By David C Howe, Rahul S Chauhan, Andrew T Soderberg and M Ronald Buckley.
There’s been plenty of discussion around how COVID-19 has and will impact the world of work. The move to greater remote working is one such example, and it’s likely that we’ll see more hybrid workplaces post-pandemic (at least for those that are able to do their jobs from home).
Recruitment and retention
Shifts in economies and industries could impact employee intention’s to find new fields of work. For example, for workers in industries like hospitality and travel that are heavily impacted by COVID-19 restrictions, the job market is complex. Many have been made redundant or are on furlough.
This leaves many workers looking for new work within industries where many are unlikely to hire new staff in the short term. That means workers in these industries may look for work elsewhere or retrain. In turn, these industries will find it difficult to recruit in the future, so will need to think about their employee value proposition and attraction strategies.
On the other hand, industries where remote working is possible may be in a better position to recruit, as remote work becomes more desirable.
Employers in all industries need to ensure they offer sufficient opportunities for learning and skill development to ensure workers have transferable skills, as markets and businesses continue to shift post-pandemic.
COVID-19 has blurred boundaries between work and home and put wellbeing at the top of the business agenda. With those going into their place of work potentially anxious about catching the virus, and those working remotely often struggling to manage the stress of balancing work and home life, organisations need a renewed focus on how they support employees. Indeed, the onus is on employers now more than ever given the blurring between work and home life.
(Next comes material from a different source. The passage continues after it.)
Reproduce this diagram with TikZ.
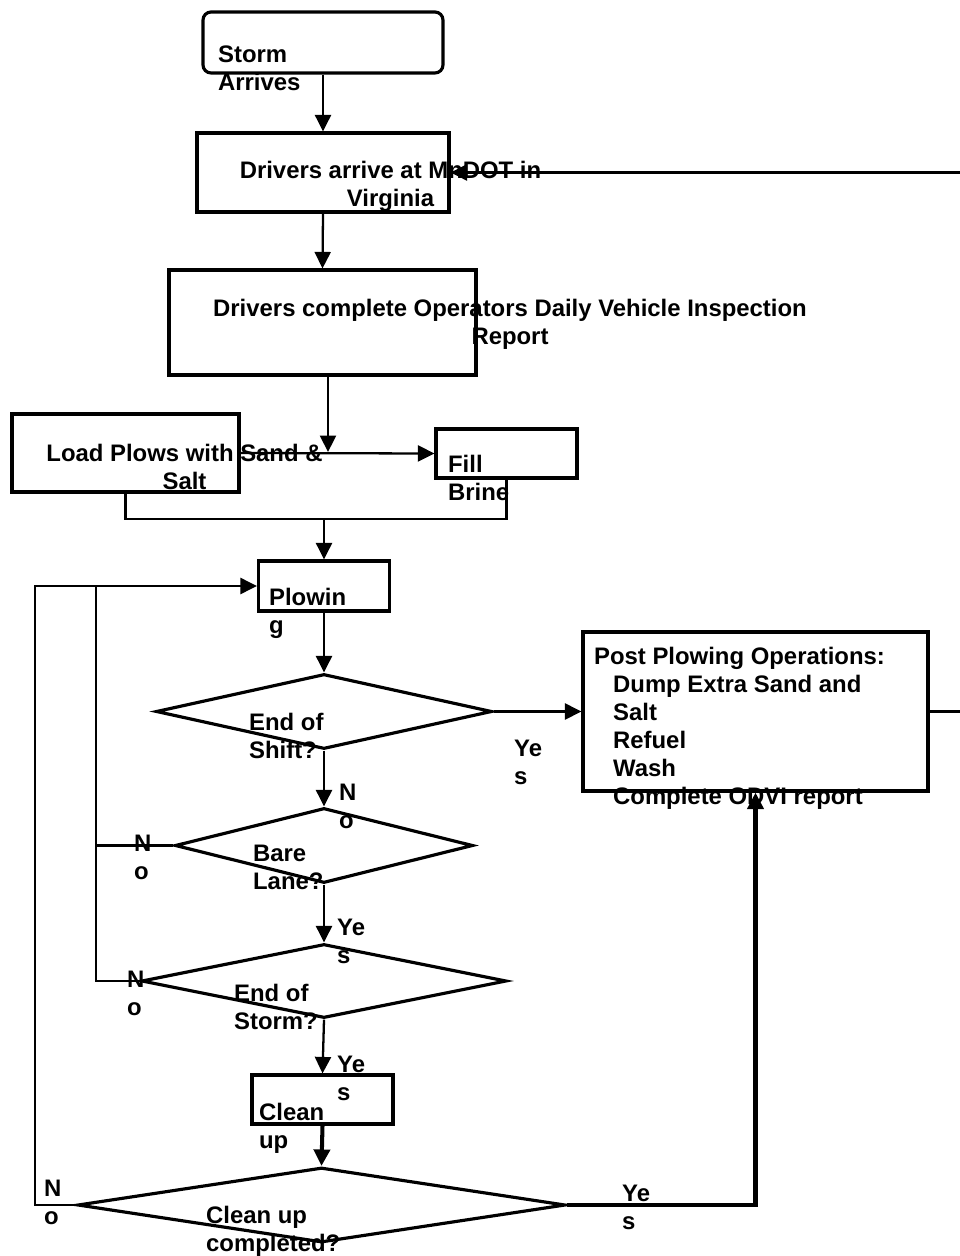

For those working remotely with caring responsibilities, managing work and non-work commitments has shifted dramatically. For many, the case has been made for better use of flexible working practices, including remote working (although working remotely during a pandemic is not a true flexible working arrangement). Longer term, organisations may reflect on how to be more creative with flexible working options, and individuals may reflect on what arrangements work best for their personal life and productivity. Employers that allow greater flexibility will inevitably have an advantage in the job market.
Changing people practices
As well as monitoring and updating recruitment, retention and wellbeing strategies in line with these potential shifts, people professionals have a key role to play in managing the potential impact of these shifts on different sections of the workforce. For example, those who are facing job insecurity. Making ethical workforce decisions and considering how to redeploy or upskill employees will be important, as well as prioritising wellbeing and providing proactive support.
With remote working unlikely to disappear post-pandemic, people professionals will need to ensure this and other flexible options are available across the workforce and not just for certain job roles, to ensure fairness and inclusion.
The authors note that it will be several years before the long term impact of the pandemic becomes clear. Organisations need to be aware of the potential shifts and consider what this means for their people strategy, and then adapt accordingly.